LAVO A ROUPA TODO O DIA, QUE AGONIA
O casado lava três vezes mais roupa do que o solteiro. É um fato incontestável.Aqui em casa a máquina de lavar não para. Ela é uma escrava do movimento. Já não consigo imaginar a cozinha silenciosa, desprovida do barulho do aquário girando. Nunca mais atravessei a dispensa de cabeça ereta. Por mais que me agache, tocarei com a testa no varal cheio.
Meu salário virou espuma de amaciante. Dentro do casamento, eu não tenho como fazer um montinho de camisetas sujas no armário, um ninho de preguiça, logo acabo desmascarado. E ainda sofro com a conferida da esposa no sovaco. Não há como discutir. A asa é de morcego na caverna, há muito tempo deixou de ser pássaro.
Sou empurrado para a obrigação de estar arrumado e limpo.

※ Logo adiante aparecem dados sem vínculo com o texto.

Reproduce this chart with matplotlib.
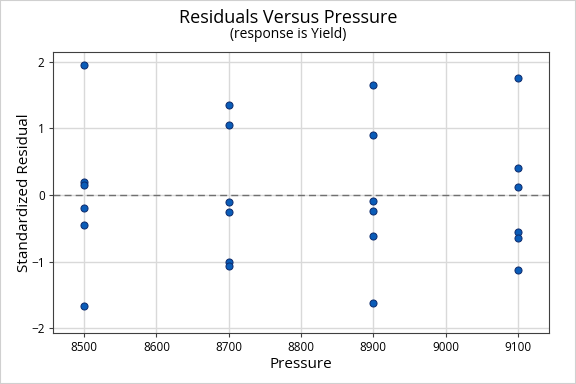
import numpy as np
import matplotlib
matplotlib.use("Agg")
import matplotlib.pyplot as plt

plt.rcParams['font.family'] = ['Open Sans', 'DejaVu Sans']

# Datos
pressure = [8500] * 6 + [8700] * 6 + [8900] * 6 + [9100] * 6
resid = [1.95, 0.20, 0.15, -0.20, -0.455, -1.67,
         1.35, 1.05, -0.11, -0.26, -1.00, -1.07,
         1.65, 0.90, -0.095, -0.245, -0.62, -1.62,
         1.755, 0.40, 0.115, -0.56, -0.65, -1.13]
xticks = [8500, 8600, 8700, 8800, 8900, 9000, 9100]
yticks = [-2, -1, 0, 1, 2]

fig = plt.figure(figsize=(5.76, 3.84), dpi=100)
ax = fig.add_axes([53 / 576, 1 - 333 / 384, 496 / 576, 281 / 384])

ax.scatter(pressure, resid, s=26, color='#0a5cb8', edgecolor='#0d2a6b',
           linewidth=0.7, zorder=3)
ax.axhline(0, color='#707070', linestyle=(0, (5, 3)), linewidth=1, zorder=2)

ax.set_xlim(8457, 9143)
ax.set_ylim(-2.075, 2.15)
ax.set_xticks(xticks)
ax.set_yticks(yticks)
ax.grid(color='#d9d9d9', linewidth=1)
ax.set_axisbelow(True)
for s in ax.spines.values():
    s.set_color('#404040')
ax.tick_params(labelsize=8.5, color='#404040', length=3, pad=3)

ax.set_xlabel("Pressure", fontsize=11, labelpad=2)
ax.set_ylabel("Standardized Residual", fontsize=11)
ax.yaxis.set_label_coords((32 - 53) / 496, 0.5)
fig.text(0.5, 1 - 18 / 384, "Residuals Versus Pressure", ha='center', va='center', fontsize=13)
fig.text(0.5, 1 - 34 / 384, "(response is Yield)", ha='center', va='center', fontsize=10)

fig.patches.append(plt.Rectangle((0, 0), 1, 1, transform=fig.transFigure,
                                 fill=False, edgecolor='#d0d0d0', linewidth=1.5))

fig.savefig("out.png", dpi=100)
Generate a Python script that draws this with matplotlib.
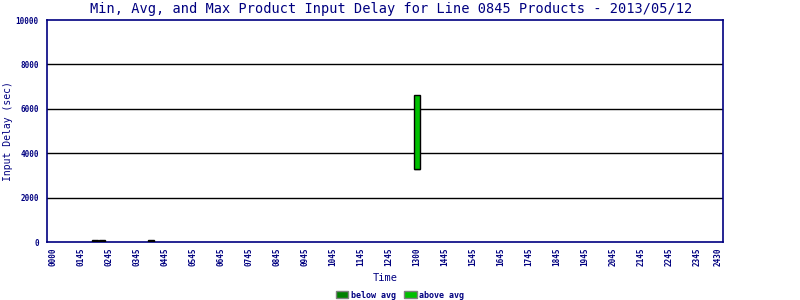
import matplotlib
matplotlib.use("Agg")
import matplotlib.pyplot as plt
from matplotlib.patches import Patch

# time slots (15 min steps on a categorical axis)
tick_slots = [0, 4, 8, 12, 16, 20, 24, 28, 32, 36, 40, 44, 48, 52, 56, 60,
              64, 68, 72, 76, 80, 84, 88, 92, 95]
tick_labels = ["0000", "0145", "0245", "0345", "0445", "0545", "0645", "0745",
               "0845", "0945", "1045", "1145", "1245", "1300", "1445", "1545",
               "1645", "1745", "1845", "1945", "2045", "2145", "2245", "2345", "2430"]

# bars: slot, min, avg, max delay (sec)
bar_slots = [6, 7, 14, 52]
delay_min = [20, 20, 20, 3300]
delay_avg = [50, 50, 50, 3300]
delay_max = [80, 80, 80, 6600]

navy = "#000080"
dark_green = "#008000"
light_green = "#00c000"
mono = "DejaVu Sans Mono"

fig = plt.figure(figsize=(8, 3), dpi=100)
ax = fig.add_axes([0.05875, 0.1933, 0.845, 0.74])

# below avg part (min -> avg) and above avg part (avg -> max)
below = [a - m for a, m in zip(delay_avg, delay_min)]
above = [x - a for x, a in zip(delay_max, delay_avg)]
ax.bar(bar_slots, below, bottom=delay_min, width=0.8, color=dark_green,
       edgecolor="black", linewidth=1, zorder=3)
ax.bar(bar_slots, above, bottom=delay_avg, width=0.8, color=light_green,
       edgecolor="black", linewidth=1, zorder=3)

ax.set_xlim(-0.86, 95.71)
ax.set_ylim(0, 10000)
ax.set_yticks([0, 2000, 4000, 6000, 8000, 10000])
ax.set_xticks(tick_slots)
ax.set_xticklabels(tick_labels, rotation=90, fontfamily=mono,
                   fontsize=5.5, fontweight="bold", color=navy)
for lbl in ax.get_yticklabels():
    lbl.set_fontfamily(mono)
    lbl.set_fontsize(5.5)
    lbl.set_fontweight("bold")
    lbl.set_color(navy)
ax.tick_params(axis="both", length=0)
ax.tick_params(axis="y", pad=6)
ax.tick_params(axis="x", pad=4)

# gridlines
for yv in [2000, 4000, 6000, 8000]:
    ax.axhline(yv, color="black", linewidth=1, zorder=1)

for s in ax.spines.values():
    s.set_color(navy)
    s.set_linewidth(1.2)

fig.text(391 / 800, 1 - 9 / 300,
         "Min, Avg, and Max Product Input Delay for Line 0845 Products - 2013/05/12",
         ha="center", va="center", fontfamily=mono, fontsize=9.8, color=navy)
fig.text(8 / 800, 1 - 131 / 300, "Input Delay (sec)", rotation=90,
         ha="center", va="center", fontfamily=mono, fontsize=7, color=navy)
fig.text(385 / 800, 1 - 278 / 300, "Time", ha="center", va="center",
         fontfamily=mono, fontsize=7.5, color=navy)

handles = [Patch(facecolor=dark_green, edgecolor="gray", label="below avg"),
           Patch(facecolor=light_green, edgecolor="gray", label="above avg")]
leg = fig.legend(handles=handles, loc="center", bbox_to_anchor=(400 / 800, 1 - 295 / 300),
                 ncol=2, frameon=False, handlelength=1.5, handleheight=0.9,
                 handletextpad=0.3, columnspacing=1.0, borderpad=0,
                 prop={"family": mono, "size": 6, "weight": "bold"})
for t in leg.get_texts():
    t.set_color(navy)

fig.savefig("out.png", dpi=100)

Uma peça no chão já toma o caminho do balde. Não há clemência e compaixão da família. O que ponho em 24 horas já não serve para depois, experimento uma ditadura hospitalar, de luvas e aventais descartáveis.
Quando era solteiro, não me lembro dessa gincana de sabão em pó, da obsessão anti-ecológica. Economizava o jeans até onde podia, até a mendicância. Usava várias vezes a ponto do brim claro se transformar em azul escuro.
Na residência, circulava pelado ou com bermudão e regata rasgados, não me olhava no espelho, não vivia sob o plantão de visita iminente.
Assim reservava as melhores combinações para a festa. Ninguém despachava as minhas camisas para a campanha de agasalho. Tinha controle sobre o passado e sobre o futuro.
A lavanderia era semanal. E só acontecia quando não restavam mais cuecas e meias na gaveta. Passava um dia inteiro sem cueca e meia, para esperar secar. Não me importava em andar alinhado sempre.
O casamento é uma pressão por bons modos. Cortar unhas, pelo no ouvido, aparar barba, tomar banho de manhã e de noite, mostrar-se como vai sair ao trabalho, não esquecer o perfume. Não difere muito de um internato.